What is Due Diligence — and Why It’s Getting Harder

Due diligence is the process by which an organisation investigates, verifies, and evaluates another entity (such as a potential partner, acquisition target, vendor, or investment) to uncover risks and ensure informed decision-making. Historically, this has involved manual review of financial statements, legal contracts, regulatory filings, reputational research, background checks, and more.

But several trends are making the job tougher:

  • Volume & complexity of data: Companies now generate enormous amounts of structured and unstructured data (contracts, emails, litigation histories, social media, regulatory filings, etc.).
  • Global operations & regulatory fragmentation: Risks span jurisdictions, languages, regulatory regimes, and cultural contexts.
  • Speed and competition: Especially in deals (M&A, private equity, venture) there is pressure to move fast.
  • Hidden and emerging risks: Reputation, ESG (environmental, social, governance) issues, cyber-risk, supply-chain vulnerabilities are gaining prominence.

Thus, a modern due diligence process must not only verify what is visible but also spot subtle signals, hidden relationships, and emerging risk themes. That’s where AI comes in.

How AI is Transforming Due Diligence and Risk Assessment

AI brings several capabilities that enhance and accelerate traditional due diligence and risk-assessment workflows. Below are key ways in which AI is making a difference:

Automated and accelerated document & data analysis

AI tools can ingest thousands of documents, emails, contracts, and unstructured sources and automatically extract key clauses, obligations, liabilities, red flags, etc. For example, systems using natural language processing (NLP) can scan large volumes of contracts to identify critical elements much faster than human review alone.

Pattern recognition and anomaly detection

AI systems are good at identifying patterns and anomalies that humans might miss — for example: unusual ownership or beneficial-owner structures, repeated litigation history, adverse media references, or financial irregularities. This capability allows risk teams to uncover hidden exposures, such as sanctions risk, money-laundering links or ESG-related controversies.
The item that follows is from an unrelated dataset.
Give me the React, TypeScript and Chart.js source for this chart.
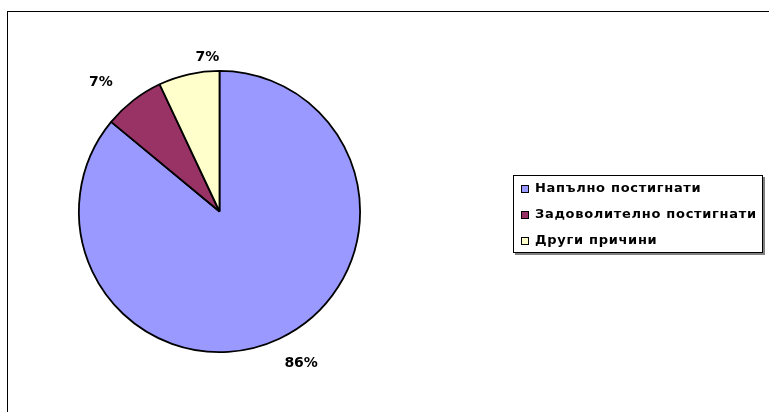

Real-time monitoring and continuous diligence

AI enables ongoing monitoring of counterparties, vendors or investments for changing risk profiles. Instead of a snapshot review, organisations can use AI to flag emerging issues in real-time (new litigation, regulatory changes, adverse press).

Predictive analytics

AI does more than review what is — it can also estimate what might be. Using historical data, market signals and machine-learning models, AI can forecast potential risk (e.g., likelihood of default, regulatory breach, reputational damage) and help decision-makers anticipate issues rather than merely react to them.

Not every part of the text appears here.